In 2025 the Indian footwear industry is navigating a moment of expansion, consolidation and strategic repositioning. Strong domestic demand, rising exports and renewed policy support are colliding with raw-material inflation, supply-chain stress and increasing expectations on sustainability. For manufacturers, retailers and investors, the coming years will be about scale, technology and capturing value across both organised retail and thriving direct-to-consumer channels.
Domestic demand remains the central story. Urbanisation, higher disposable incomes and the growth of athleisure have driven robust demand for mid-to-premium footwear, while value and mass segments continue to be buoyed by tier-2/3 city consumption. Industry estimates put the market at roughly USD 18.7–19.0 billion in 2024, with projections implying strong compound annual growth into the late 2020s. This expanding domestic base gives Indian brands a runway to grow revenues and test premium formats.

Exports are also strengthening, reversing earlier disruptions. India’s leather and non-leather footwear shipments rose sharply in 2024–25, with exports reported at about USD 5.7 billion — a nearly 25% year-on-year increase — signalling that India is increasingly competitive in global sourcing lists for several markets. For exporters and states with manufacturing clusters, this is an important validation of recent investments in capacity and compliance.
Market structure in 2025 is a mix of established mass-market giants, fast-growing domestic challengers and international brands. Companies such as Bata India, Relaxo, Metro Brands, Campus Activewear and Liberty remain influential — each pursuing different strategies: deep retail networks, affordable volumes, brand partnerships or focused athleisure plays. At the same time, D2C brands and private label plays in e-commerce channels are nibbling away at category share, particularly with younger shoppers.

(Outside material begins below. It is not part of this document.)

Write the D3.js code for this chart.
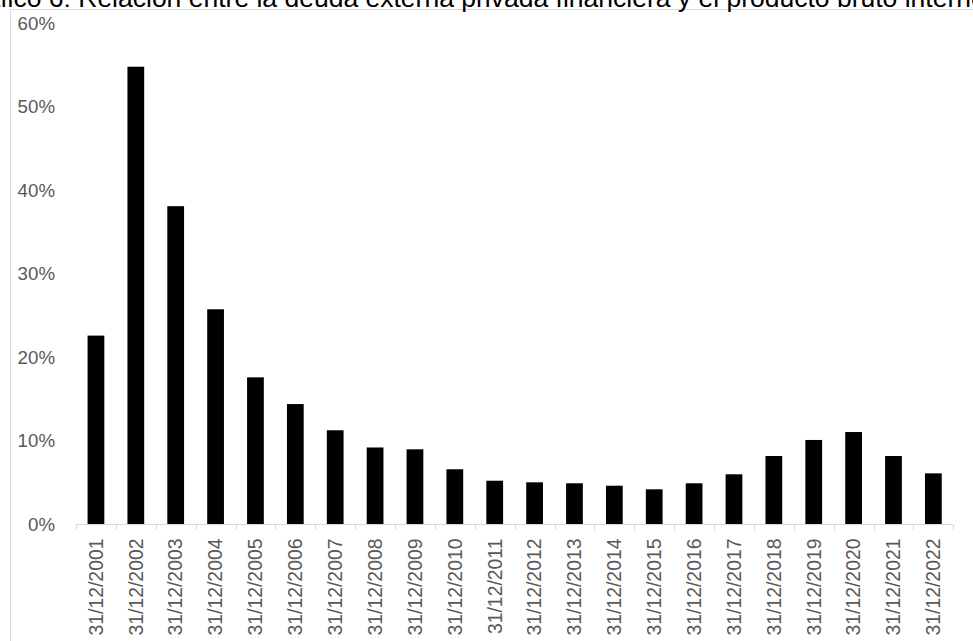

Three structural dynamics will shape outcomes over 2025–28:
- Organised retail & omnichannel maturation. Brick-and-mortar networks remain vital for discovery and fitting, but shoppers increasingly buy via omnichannel journeys — researching online, buying in store or vice-versa. Companies investing in inventory management, store formats and loyalty programs will win repeat business.
- Cost pressures and raw material risks. Leather, synthetic inputs and rubber price movements ripple through margins. Manufacturers are optimising sourcing, moving to longer-term vendor contracts and exploring higher local content to reduce volatility.
- Sustainability and circularity. Regulators, buyers and global brands push for lower carbon footprints, safer chemicals and better end-of-life solutions. Indian producers are upgrading effluent treatment, adopting cleaner tanning (where applicable) and piloting recycled materials to stay export-compliant and win sustainability-conscious customers.
Policy is tilting in favour of domestic manufacturing. The government has signalled plans to extend production-linked incentives to sectors such as leather and footwear to boost local value-addition, attract capex and support exports — a move that, if implemented at scale, could accelerate formalisation and create employment in cluster states. Coupled with state incentives and better logistics infrastructure, policy levers are improving the business case for new and expanded factories.
Challenges
Yet challenges remain. Labour availability and productivity are uneven across clusters; environmental clearances and compliance add timeline risk (especially for leather clusters); and global trade volatility can affect demand and pricing in key buyer markets. Importantly, the fragmented nature of many small footwear firms makes aggregation and standardisation — required to service large global buyers — a work in progress.
Opportunities
Opportunities, however, are plentiful. India can leverage lower wage arbitrage, a skilled shoemaking tradition and improving compliance to win larger shares of global contract manufacturing. Growth segments include athleisure, comfort footwear, performance footwear for sports and protective footwear for industrial applications. Recycled and bio-based material innovations also open product differentiation pathways that command price premiums in export and premium domestic markets.
For businesses and investors the near-term playbook is clear: invest in operational efficiency (modern machinery, waste management, energy efficiency), strengthen omnichannel capabilities, secure long-term raw-material agreements and pursue quality and sustainability certifications demanded by export customers. For policymakers, targeted PLI-style incentives, cluster investment in common effluent treatment and logistics upgrades will deliver disproportionate benefits.
Bottom line: In 2025 India’s footwear industry is on an upward trajectory — larger, more export-oriented and gradually more organised — but success will depend on execution. Companies that combine scale, technology, export readiness and sustainability credentials will be the winners as India converts domestic growth into global opportunity.